Bulgaria has a proven 50-year track record in the safe and secure operation of its Kozloduy nuclear power plant, according to outgoing Prime Minister Nikolay Denkov. He said investments in new-generation technologies and diversification are the cornerstone of the national strategy. Additionally, the country has a unique experience in the decommissioning of reactors, the prime minister noted.

Minister of Energy Rumen Radev said the main challenge in Bulgaria is to gradually replace coal and that nuclear energy is seen as the  alternative. The government aims to double the nuclear capacity by 2035, he added.

Serbia needs SMRs to power its defense industry

In his speech in Brussels, President of Serbia Aleksandar Vučić revealed that the government is interested in building “at least four SMRs that can replace 1,200 MW.”

However, the government doesn’t know how to finance such a project, worth up to EUR 8 billion, in his words. “We’ll be ready to participate significantly, but we need to get some sort of support from the other sides, from the leading states, leading countries of the European Union,” Vučić stated. He highlighted the ambition to boost the weapons industry and overall economic growth.

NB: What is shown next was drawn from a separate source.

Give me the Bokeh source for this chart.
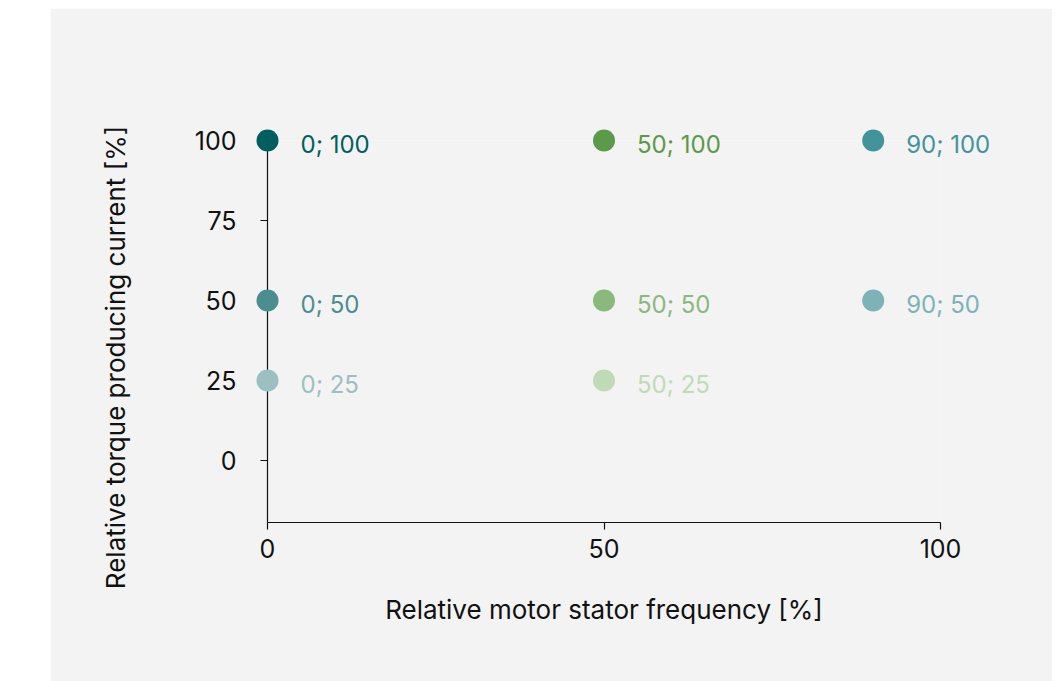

“Changing people’s mindsets is not easy. But we are ready to do it, which means that we’ll not only adjust but we’ll have to change an overall legislative framework. And we’ll do it,” the president asserted. There is a nuclear moratorium in Serbia since 1989.

Serbian President Aleksandar Vučić hinted that the country’s nuclear moratorium would be abolished

In its energy policy, Serbia significantly leans on cooperation with neighboring Hungary. Its Prime Minister Viktor Orban said it is in everyone’s interest “to prevent nuclear energy to become hostage of geopolitical conflicts, hypocrisy and ideological debates.” His country is building its second nuclear power plant, Paks 2, with Rosatom and financing it with a Russian loan.

Turkey’s Minister of Foreign Affairs Hakan Fidan said the Akkuyu nuclear power plant, which is under construction, would meet 10% of domestic power demand. The government is planning more conventional facilities and SMRs, he told the audience. Rosatom is the contractor for Akkuyu as well.